The PN used to stand for decency, honesty, honour, even. The few bad eggs that inevitably appeared were dealt with as soon as anything questionable was alleged – they were asked to resign, put under investigation, and reported to the police when necessary. A couple did manage to escape the scrutiny, but on the whole, the Party acted correctly when it suspected wrongdoing in the ranks.

The current iteration of the Party has, for five years, tried to take advantage of that reputation. Indeed, it’s flaunted and paraded that reputation as its birthright. Because of the decency of our forebears, the arrogant strut said, we are better than the others, we are so supremely superior that no one should even dream of questioning or doubting us.

And yet, as we discovered, ‘they’ as a group are not any better than the ‘others,’ though they work hard to have us believe it. Indeed, it’s the Janus-faced nature of the present-day PN that has killed it.

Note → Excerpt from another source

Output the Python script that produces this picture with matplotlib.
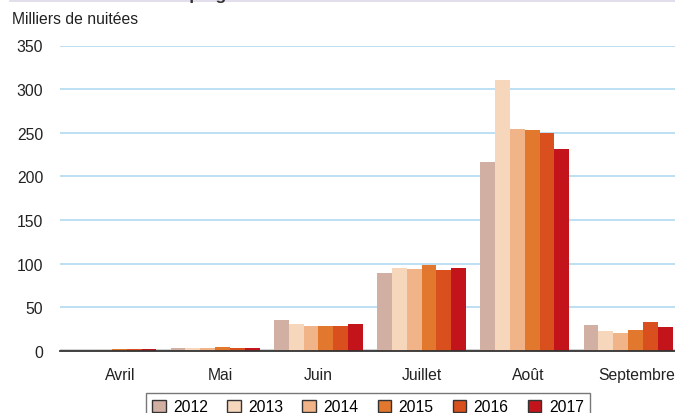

The PN has tried to present itself as the alternative to the criminal PL gang, but its choices over the past five years have belied the Party’s statements.

After the assassination of journalist Daphne Caruana Galizia, it suddenly began defending her memory and expressing outrage at the vilification and hatred she’d endured. And yet, who among us can forget that the vast majority of PN members had spent the five years from 2013 to 2017 blaming her for the PN’s defeat in 2013?

Simon Busuttil, the PN’s last decent leader, stuck his neck out for her when it mattered, but those of us who really valued her won’t and can’t forget that most of his colleagues did the opposite. And Busuttil was replaced by a man that led to half the Party turning away in disgust.

Caruana Galizia was the first, as she so often was, to expose the rotting skeletons in Adrian Delia’s closet, and he turned on her. And yet, the PN, knowing of his reported dealings with Soho pimps, knowing of his highly-dangerous level of debt and long-standing failure to pay his taxes, went ahead and elected him leader of the Party.

When he was ousted by an internal coup, his proposed replacement was once again revealed to be a tax evader who hadn’t paid his dues, of various kinds, for most of his working life. His shortcomings were minimised and excused to a ridiculous degree and his critics were subjected to vehement abuse.

And still, somehow, the PN continues to expect to be seen as the Party of decency and honesty and rule of law.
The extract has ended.